1a. Even if no full free blocks are available (memory pressure or
    small zone), with splitting available at the PCP level means the
    PCP can still grab chunks larger than the requested order from the
    zone->lock freelists, and dole them out on its own time.

2. The pages free back to where the allocations happen, increasing the
   odds of reuse and reducing the chances of zone->lock slowpaths.

3. The page buddies come back into one place, allowing upfront merging
   under the local pcp->lock. This makes coarser/fewer freeing
   transactions under the zone->lock.

The big concern is fragmentation. Movable allocations tend to be a mix
of short-lived anon and long-lived file cache pages. By the time the
PCP needs to drain due to thresholds or pressure, the blocks might not
be fully re-assembled yet. To prevent gobbling up and fragmenting ever
more blocks, partial blocks are remembered on drain and their pages
queued last on the zone freelist. When a PCP refills, it first tries
to recover any such fragment blocks.

On small or pressured machines, the PCP degrades to its previous
behavior. If a whole block doesn't fit the pcp->high limit, or a whole
block isn't available, the refill grabs smaller chunks that aren't
marked for ownership. The free side will use the local PCP as before.

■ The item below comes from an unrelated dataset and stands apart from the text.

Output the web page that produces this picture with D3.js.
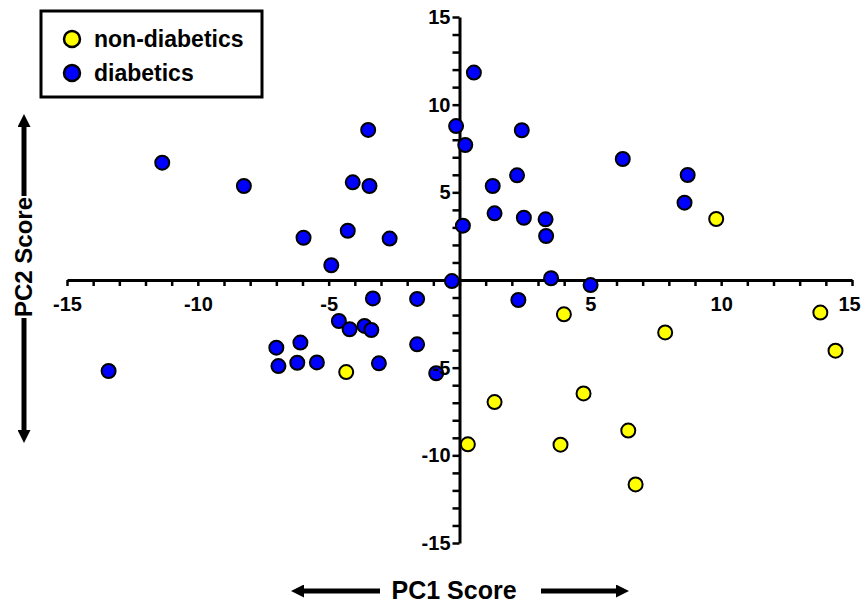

I still need to run broader benchmarks, but I've been consistently
seeing a 3-4% reduction in %sys time for simple kernel builds on my
32-way, 32G RAM test machine.

A synthetic test on the same machine that allocates on many CPUs and
frees on just a few sees a consistent 1% increase in throughput.

I would expect those numbers to increase with higher concurrency and
larger memory volumes, but verifying that is TBD.

Sending an RFC to get an early gauge on direction.

Based on 0257f64bdac7fdca30fa3cae0df8b9ecbec7733a.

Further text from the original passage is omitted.